Au-dessus de la lourde porte d’entrée, une sphinge sculptée, qui dit à la fois le pouvoir, l’impassibilité et le secret. Puis l’escalier d’honneur, qui mène à la salle des délibérations, au premier étage de l’aile Montpensier du Palais-Royal, où s’est installé le Conseil constitutionnel au lendemain de sa création, en 1958. C’est dans cette pièce feutrée, aux teintes bleues et or, que le président, Laurent Fabius, et les huit membres de l’institution délibéreront de la délicate réforme des retraites. Avant de rendre publique leur décision, vendredi 14 avril.
Les neuf juges constitutionnels devront dire si la loi de financement rectificative de la sécurité sociale pour 2023, dont la mesure-phare (le report de l’âge légal de départ à la retraite de 62 à 64 ans) cristallise toutes les oppositions, est conforme à la Constitution. Il y a huit jours, des députés et sénateurs de gauche, et des députés du Rassemblement national (RN), ont déposé trois recours contre le texte.
Ces élus d’opposition critiquent le véhicule choisi par le gouvernement pour sa réforme, un projet de loi de financement rectificative de la sécurité sociale (PLFSSR), via l’article 47.1 de la Constitution, ayant permis d’examiner le texte dans un temps restreint. Celui-ci a été adopté sans vote le 16 mars, grâce à l’article 49.3 de la Constitution. Ils reprochent aussi à l’exécutif d’avoir produit une information « insincère » en multipliant les déclarations contradictoires sur plusieurs points de la réforme, le montant de la pension minimum, notamment.
Prenant les devants, la première ministre, Elisabeth Borne, a elle aussi saisi la juridiction sur cette loi, « eu égard à l’importance de la réforme qu’elle porte », précise la secrétaire générale du gouvernement, Claire Landais, dans un courrier adressé à Laurent Fabius, le 21 mars. Le Conseil doit également se prononcer sur la recevabilité de la demande de référendum d’initiative partagée (RIP) lancée par 250 parlementaires d’opposition.
Intense pression
La pression est intense sur ses neuf membres, nommés par le président de la République et les présidents de l’Assemblée nationale et du Sénat. « Une annulation [de la loi] offrirait une sortie de crise pour tout le monde », veut croire – et il n’est pas le seul – le député (Parti socialiste, PS) Boris Vallaud, selon lequel cette décision comporte aussi une « dimension existentielle » pour l’institution du Palais-Royal.
En 2006, celle-ci avait été soumise à une pression analogue, alors que les manifestations se durcissaient contre la loi sur l’égalité des chances et le contrat première embauche (CPE) de Dominique de Villepin.
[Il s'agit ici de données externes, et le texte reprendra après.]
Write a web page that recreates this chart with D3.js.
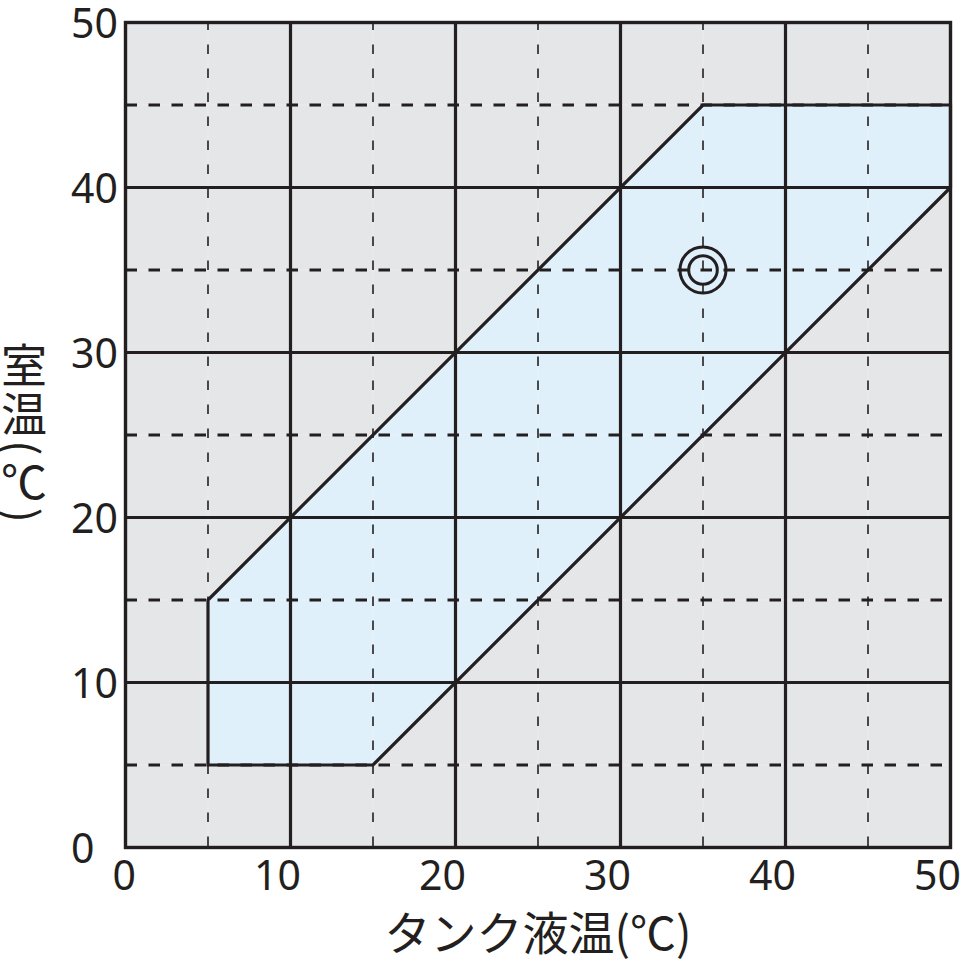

Le Conseil avait déclaré le texte conforme à la Constitution, « alors que cela aurait pu aider le gouvernement que nous le censurions », reconnaît aujourd’hui la sociologue Dominique Schnapper, qui a participé à la délibération. Enlisé, Jacques Chirac avait promulgué la loi dans la foulée mais réclamé que celle-ci ne soit pas appliquée.